Here’s what policyholders should keep in mind:
- Stay Informed: Track updates on the CDI website and through your insurer’s communications.
- Review Coverage: Ensure your dwelling coverage limit reflects current rebuilding costs — many Californians are underinsured.
- Explore Mitigation Credits: Programs like “Safer from Wildfires” can qualify homeowners for discounts.
- Document Upgrades: Insurers are increasingly rewarding risk reduction through fireproof materials, ember-resistant vents, and defensible space.
- Understand the FAIR Plan: The state’s last-resort insurer is an option, but it provides limited fire-only coverage. Supplement it with a Difference in Conditions (DIC) policy.
A Turning Point for Regulation
The hearing also marks a potential shift in how California regulators approach solvency. Commissioner Ricardo Lara and his team appeared sympathetic to State Farm’s position, acknowledging that denying actuarially justified increases could cause deeper instability.
In a rare moment of consensus, both regulators and insurers seem to agree on one point:
A bankrupt insurer helps no one.
Still, reform won’t be easy. Modernizing Proposition 103 would require legislative action — a politically fraught process in a state where consumer advocacy groups wield significant influence. Yet, without reform, California risks repeating the same cycle: insurer exits, emergency hearings, and skyrocketing FAIR Plan enrollment.
The Bottom Line
The Oakland hearing was less about a single company’s rate request and more about the sustainability of California’s entire insurance ecosystem.

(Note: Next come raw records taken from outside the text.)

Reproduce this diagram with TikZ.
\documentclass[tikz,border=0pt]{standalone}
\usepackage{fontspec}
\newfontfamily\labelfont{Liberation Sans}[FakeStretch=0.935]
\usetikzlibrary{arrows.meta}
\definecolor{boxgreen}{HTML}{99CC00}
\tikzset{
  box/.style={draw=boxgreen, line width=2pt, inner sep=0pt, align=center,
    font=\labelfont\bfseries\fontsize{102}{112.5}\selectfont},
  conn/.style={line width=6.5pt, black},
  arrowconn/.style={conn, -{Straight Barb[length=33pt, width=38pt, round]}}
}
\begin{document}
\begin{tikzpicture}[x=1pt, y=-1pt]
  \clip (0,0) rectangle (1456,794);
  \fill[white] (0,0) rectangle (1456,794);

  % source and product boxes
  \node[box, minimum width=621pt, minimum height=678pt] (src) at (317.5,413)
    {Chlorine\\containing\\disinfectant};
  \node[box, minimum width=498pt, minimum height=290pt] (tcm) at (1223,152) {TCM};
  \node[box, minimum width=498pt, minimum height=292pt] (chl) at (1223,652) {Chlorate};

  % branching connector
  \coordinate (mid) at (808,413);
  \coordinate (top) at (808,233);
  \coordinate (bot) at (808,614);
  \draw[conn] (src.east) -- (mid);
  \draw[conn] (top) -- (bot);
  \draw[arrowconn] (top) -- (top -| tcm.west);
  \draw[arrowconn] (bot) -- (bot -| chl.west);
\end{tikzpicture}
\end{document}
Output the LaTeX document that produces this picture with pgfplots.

As Karl Susman observed, “If we can’t agree on math, we’re in trouble.”
He’s right. The state now stands at a crossroads — between clinging to outdated regulatory ideals and embracing financial realism in the face of escalating climate risk.
For homeowners, that means the next few months will bring change — higher costs, yes, but hopefully a more stable market. For policymakers, it means confronting a truth that’s become impossible to ignore:
Affordable insurance doesn’t exist without solvency. And solvency doesn’t exist without adaptation.